Nicole, F. Nicolaï molinisticae theses, p. 21 sq. Saint Thomas : Christus pro omnibus sufficienter mortuum esse ; sed pro multis tantum efficienter.
Delassault Geneviève, Le Maistre de Sacy et son temps, Nizet, Paris, 1957, p. 50. La rédemption peut être dite universelle en ce sens que le Christ s’est revêtu de la nature commune à tous les hommes ; ou que le sang versé était un prix suffisant pour la rachat du monde. Hors de cela, il n’est plus question d’universalité, puisque le Christ n’a effectivement racheté que les élus. Sacy, dans les Heures de Port-Royal, Office de l’Église et de la Vierge, pouvait donc traduite les expressions de saint Prosper, Pro Augustino responsiones ad capitula Gallorum, et pouvait dire que le Christ était rédempteur de tous les hommes, ou que le prix de son sang était suffisant pour le rachat du monde, ou que Jésus s’était revêtu de la nature humaine commune à tous les hommes.
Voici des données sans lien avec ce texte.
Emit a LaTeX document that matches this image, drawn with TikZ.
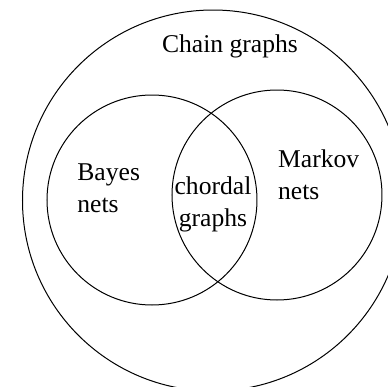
\documentclass[tikz,border=0pt]{standalone}
\usepackage{fontspec}
\setmainfont{Liberation Serif}

\begin{document}
\begin{tikzpicture}
[x=0.5pt,y=-0.5pt,
set/.style ={circle, draw=black, line width=0.5pt, inner sep=0pt},
bigset/.style ={set, minimum size=190.5pt},
smallset/.style ={set, minimum size=105pt},
setlabel/.style ={inner sep=0pt, align=left,
font=\fontsize{12.8}{16}\selectfont}]
\useasboundingbox (0,0) rectangle (388,387);
\clip (0,0) rectangle (388,387);
% the outer set, cut by the page edge
\node [bigset] (chain) at (213,200.5) {};
% the two sets inside it
\node [smallset] (bayes) at (152,200) {};
\node [smallset] (markov) at (277,195) {};
% labels of the sets
\node [setlabel, anchor=base] (chaintext) at (230,52) {Chain graphs};
\node [setlabel] (bayestext) at (108.7,188) {Bayes\\nets};
\node [setlabel] (markovtext) at (318.7,175) {Markov\\nets};
\node [setlabel, align=center] (chordaltext) at (213,204.5) {chordal\\graphs};
\end{tikzpicture}
\end{document}
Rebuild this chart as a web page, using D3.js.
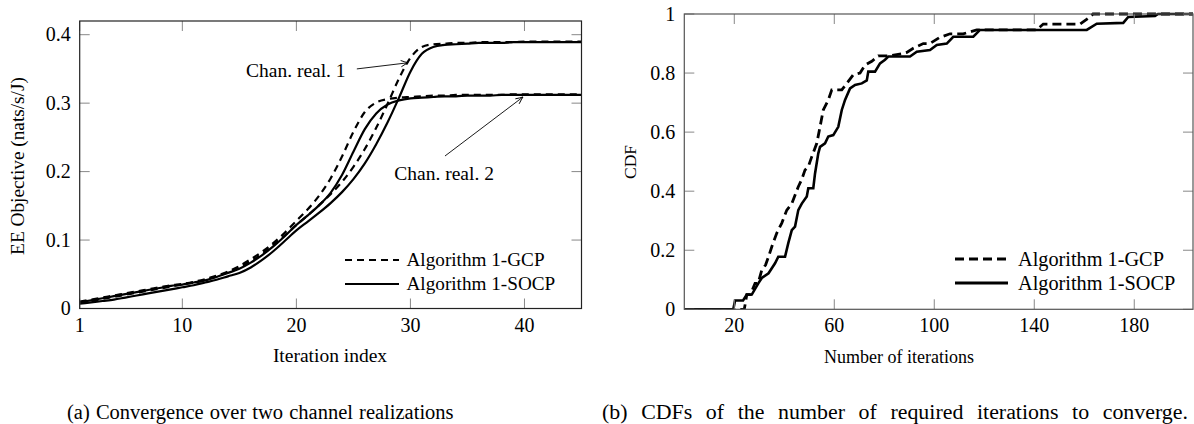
<!DOCTYPE html>
<html><head><meta charset="utf-8">
<script src="https://cdn.jsdelivr.net/npm/d3@7"></script>
<style>
html,body{margin:0;padding:0;background:#fff;}
svg text{font-family:'Liberation Serif','Times New Roman',serif;}
</style></head>
<body><svg id="c" width="1194" height="424"></svg>
<script>
// ---------- Data: (a) convergence ----------
const iterations = d3.range(1, 46);
const chan1GCP = [0.009,0.011,0.014,0.017,0.020,0.023,0.026,0.029,0.032,0.035,0.038,0.042,0.047,0.053,0.060,0.069,0.080,0.093,0.107,0.122,0.136,0.151,0.167,0.185,0.207,0.233,0.264,0.299,0.336,0.366,0.382,0.386,0.387,0.388,0.388,0.389,0.389,0.389,0.389,0.390,0.390,0.390,0.390,0.390,0.390];
const chan1SOCP = [0.007,0.009,0.011,0.013,0.016,0.019,0.022,0.025,0.028,0.031,0.034,0.038,0.042,0.047,0.052,0.060,0.071,0.084,0.099,0.114,0.127,0.140,0.154,0.170,0.189,0.212,0.240,0.272,0.308,0.346,0.372,0.382,0.385,0.386,0.387,0.388,0.388,0.388,0.389,0.389,0.389,0.389,0.389,0.389,0.389];
const chan2GCP = [0.010,0.013,0.016,0.019,0.022,0.025,0.028,0.031,0.034,0.036,0.039,0.043,0.048,0.054,0.062,0.072,0.083,0.096,0.111,0.128,0.145,0.165,0.190,0.222,0.258,0.287,0.301,0.306,0.308,0.309,0.310,0.311,0.311,0.312,0.312,0.312,0.312,0.312,0.313,0.313,0.313,0.313,0.313,0.313,0.313];
const chan2SOCP = [0.009,0.012,0.015,0.018,0.021,0.024,0.027,0.030,0.033,0.035,0.038,0.041,0.046,0.052,0.058,0.067,0.078,0.091,0.106,0.122,0.136,0.151,0.169,0.195,0.229,0.262,0.285,0.298,0.304,0.307,0.308,0.309,0.310,0.310,0.311,0.311,0.311,0.312,0.312,0.312,0.312,0.312,0.312,0.312,0.312];
const leftXTicks = [1, 10, 20, 30, 40];
const leftYTicks = [0, 0.1, 0.2, 0.3, 0.4];

// ---------- Data: (b) CDFs ----------
const gcpIter = [0,24,25,26.5,28.3,29.5,31,32.5,33.7,35,37,39,41,43,45.6,47,48.3,49.6,51,53,54.3,55.6,57.6,59,63,65,67.6,70.3,72.3,75,77.6,82,87,89,91.6,95.6,98.3,102,106.3,111.6,117,141,143.6,158.3,162.3,163.5,204];
const gcpCdf  = [0,0,0.05,0.05,0.088,0.088,0.133,0.15,0.178,0.212,0.258,0.292,0.336,0.358,0.415,0.44,0.472,0.483,0.517,0.562,0.618,0.675,0.709,0.743,0.743,0.765,0.794,0.80,0.827,0.84,0.858,0.858,0.865,0.87,0.884,0.90,0.90,0.92,0.933,0.933,0.946,0.946,0.966,0.966,0.99,1,1];
const socpIter = [0,19.6,20.3,23.5,25,27,29.6,31,33.7,36.3,37.6,40.3,41.6,43,44.3,45.6,47,49,49.6,51.6,52.3,53.6,54.3,56.3,57.6,59.6,61.6,63,64.3,66.3,68.3,71,73,73.6,76.3,78.3,80.3,81.6,90.3,93,98.3,101,105,107.6,115.6,118.3,161,165,175.6,177.6,188.3,189.5,204];
const socpCdf  = [0,0,0.03,0.03,0.05,0.05,0.088,0.106,0.122,0.156,0.178,0.178,0.224,0.268,0.28,0.336,0.358,0.382,0.41,0.41,0.46,0.528,0.55,0.562,0.585,0.59,0.618,0.675,0.709,0.748,0.76,0.765,0.775,0.805,0.805,0.833,0.845,0.856,0.856,0.872,0.878,0.895,0.90,0.923,0.923,0.946,0.946,0.967,0.97,0.99,0.993,1,1];
const rightXTicks = [20, 60, 100, 140, 180];
const rightYTicks = [0, 0.2, 0.4, 0.6, 0.8, 1];

const TFS = 20;
const svg = d3.select("#c");

function frame(g, x, y, xt, yt, fmtY, col) {
  const [x0, x1] = x.range(), [y0, y1] = y.range();
  const tl = 10;
  const tg = g.append("g").attr("stroke", "#888").attr("stroke-width", 1);
  xt.forEach(t => {
    tg.append("line").attr("x1", x(t)).attr("x2", x(t)).attr("y1", y0).attr("y2", y0 - tl);
    tg.append("line").attr("x1", x(t)).attr("x2", x(t)).attr("y1", y1).attr("y2", y1 + tl);
    g.append("text").attr("x", x(t)).attr("y", y0 + 23).attr("text-anchor", "middle").attr("font-size", TFS).text(t);
  });
  yt.forEach(t => {
    tg.append("line").attr("x1", x0).attr("x2", x0 + tl).attr("y1", y(t)).attr("y2", y(t));
    tg.append("line").attr("x1", x1).attr("x2", x1 - tl).attr("y1", y(t)).attr("y2", y(t));
    g.append("text").attr("x", x0 - 9).attr("y", y(t) + 6.5).attr("text-anchor", "end").attr("font-size", TFS).text(fmtY(t));
  });
  g.append("rect").attr("x", x0).attr("y", y1).attr("width", x1 - x0).attr("height", y0 - y1)
    .attr("fill", "none").attr("stroke", col).attr("stroke-width", 1.2);
}

// ---------- (a) ----------
const xa = d3.scaleLinear().domain([1, 45]).range([79.7, 581.5]);
const ya = d3.scaleLinear().domain([0, 0.42]).range([308.5, 21]);
const defs = svg.append("defs");
defs.append("clipPath").attr("id", "clipA").append("rect")
  .attr("x", 79.7).attr("y", 21).attr("width", 581.5 - 79.7).attr("height", 308.5 - 21);
const ga = svg.append("g");
const lineA = d3.line().x((d, i) => xa(iterations[i])).y(d => ya(d)).curve(d3.curveMonotoneX);
const curvesA = ga.append("g").attr("clip-path", "url(#clipA)");
[[chan1GCP, true], [chan1SOCP, false], [chan2GCP, true], [chan2SOCP, false]].forEach(([s, dashed]) => {
  curvesA.append("path").attr("d", lineA(s)).attr("fill", "none").attr("stroke", "#000")
    .attr("stroke-width", 2.2).attr("stroke-dasharray", dashed ? "7,5" : null);
});
frame(ga, xa, ya, leftXTicks, leftYTicks, d => d === 0 ? "0" : d3.format(".1f")(d), "#222");

// arrows
defs.append("marker").attr("id", "arr").attr("viewBox", "0 0 10 10").attr("refX", 9).attr("refY", 5)
  .attr("markerWidth", 9).attr("markerHeight", 9).attr("markerUnits", "userSpaceOnUse").attr("orient", "auto")
  .append("path").attr("d", "M1,1.5 Q6,4 9,5 Q6,6 1,8.5").attr("fill", "none").attr("stroke", "#000").attr("stroke-width", 1);
ga.append("line").attr("x1", xa(25.3)).attr("y1", ya(0.350)).attr("x2", xa(29.8)).attr("y2", ya(0.359))
  .attr("stroke", "#000").attr("stroke-width", 0.9).attr("marker-end", "url(#arr)");
ga.append("text").attr("x", xa(19.95)).attr("y", ya(0.3375)).attr("text-anchor", "middle").attr("font-size", 19.5).text("Chan. real. 1");
ga.append("line").attr("x1", xa(33.03)).attr("y1", ya(0.2228)).attr("x2", xa(39.87)).attr("y2", ya(0.309))
  .attr("stroke", "#000").attr("stroke-width", 0.9).attr("marker-end", "url(#arr)");
ga.append("text").attr("x", xa(32.95)).attr("y", ya(0.187)).attr("text-anchor", "middle").attr("font-size", 19.5).text("Chan. real. 2");

// legend (a)
[["Algorithm 1-GCP", true, 260], ["Algorithm 1-SOCP", false, 284]].forEach(([t, dashed, yy]) => {
  ga.append("line").attr("x1", 345).attr("x2", 399).attr("y1", yy).attr("y2", yy).attr("stroke", "#000")
    .attr("stroke-width", 2.2).attr("stroke-dasharray", dashed ? "7,5" : null);
  ga.append("text").attr("x", 406.5).attr("y", yy + 6).attr("font-size", 19.2).text(t);
});
ga.append("text").attr("x", 330).attr("y", 362).attr("text-anchor", "middle").attr("font-size", 19.5).text("Iteration index");
ga.append("text").attr("transform", "translate(24,166) rotate(-90)").attr("text-anchor", "middle").attr("font-size", 19.3).text("EE Objective (nats/s/J)");
ga.append("text").attr("x", 67).attr("y", 419).attr("font-size", 20.5).attr("word-spacing", 1).text("(a)  Convergence over two channel realizations");

// ---------- (b) ----------
const xb = d3.scaleLinear().domain([0, 203.5]).range([684.3, 1193]);
const yb = d3.scaleLinear().domain([0, 1]).range([309.3, 14]);
defs.append("clipPath").attr("id", "clipB").append("rect")
  .attr("x", 684.3).attr("y", 12).attr("width", 1193 - 684.3).attr("height", 309.3 - 12);
const gb = svg.append("g");
const lineB = d3.line().x(d => xb(d[0])).y(d => yb(d[1]));
const curvesB = gb.append("g").attr("clip-path", "url(#clipB)");
curvesB.append("path").attr("d", lineB(gcpIter.map((v, i) => [v, gcpCdf[i]]))).attr("fill", "none")
  .attr("stroke", "#000").attr("stroke-width", 2.8).attr("stroke-dasharray", "9,5");
curvesB.append("path").attr("d", lineB(socpIter.map((v, i) => [v, socpCdf[i]]))).attr("fill", "none")
  .attr("stroke", "#000").attr("stroke-width", 2.6);
frame(gb, xb, yb, rightXTicks, rightYTicks, d => d === 0 || d === 1 ? String(d) : d3.format(".1f")(d), "#555");

[["Algorithm 1-GCP", true, 259], ["Algorithm 1-SOCP", false, 283]].forEach(([t, dashed, yy]) => {
  gb.append("line").attr("x1", 955).attr("x2", 1008).attr("y1", yy).attr("y2", yy).attr("stroke", "#000")
    .attr("stroke-width", 2.8).attr("stroke-dasharray", dashed ? "9,5" : null);
  gb.append("text").attr("x", 1018).attr("y", yy + 6.5).attr("font-size", 20.3).text(t);
});
gb.append("text").attr("x", 899).attr("y", 363).attr("text-anchor", "middle").attr("font-size", 18).text("Number of iterations");
gb.append("text").attr("transform", "translate(636,162) rotate(-90)").attr("text-anchor", "middle").attr("font-size", 17.5).text("CDF");
// justified caption (b): stretch word spacing so it spans to the page edge
const capText = "(b) CDFs of the number of required iterations to converge.";
const capB = gb.append("text").attr("x", 602).attr("y", 419).attr("font-size", 21.9).text(capText);
const natural = capB.node().getComputedTextLength();
const gaps = capText.split(" ").length - 1;
capB.attr("word-spacing", Math.max(0, (586 - natural) / gaps));
</script></body></html>
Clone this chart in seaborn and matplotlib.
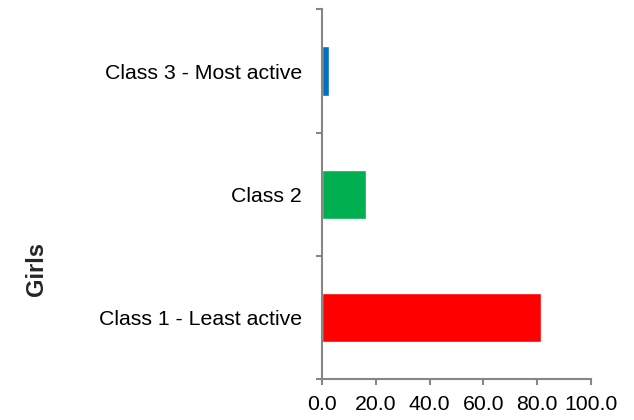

Il utilise ces formules équivalentes selon les besoins du vers. Lorsqu’une expression du latin, traduite, en laisse par aucun détail entrevoir que Redemptor omnium doit être interprété selon l’une des intentions du saint, et risquait donc d’être équivoque, laissant entende une universalité étendue au salut de tous les hommes, elle n’est jamais traduite, et Saci adapte le vers au sens général de la strophe : p. 51.
Chédozeau Bernard, Port-Royal et la Bible. Un siècle d’or de la Bible en France (1650-1708), Paris, Nolin, 2007, p. 112. L’expression Christe redemptor omnium dans les Heures de Port-Royal a suscité la critique du P. Labbe dans le Calendrier des Heures surnommées à la janséniste, suivie par celle du P. Adam et du P. Brisacier. Port-Royal répond surtout aux attaques doctrinales des jésuites : p. 113. Le conflit romain sur l’expression Christe redemptor omnium : p. 115 sq.
Arnauld Antoine, Réponse au P. Annat, provincial des jésuites, touchant les cinq propositions attribuées à M. l’évêque d’Ypres, 1654, in Arnauld Antoine, Œuvres, XIX, p. 193 sq., où Arnauld remarque que le P. Petau est d’accord avec les augustiniens pour admettre que Jésus n’est pas mort pour tous les hommes. Pour les autres, il n’est pas mort pour qu’ils soient sauvés, mais seulement afin que cette grâce leur fût donnée.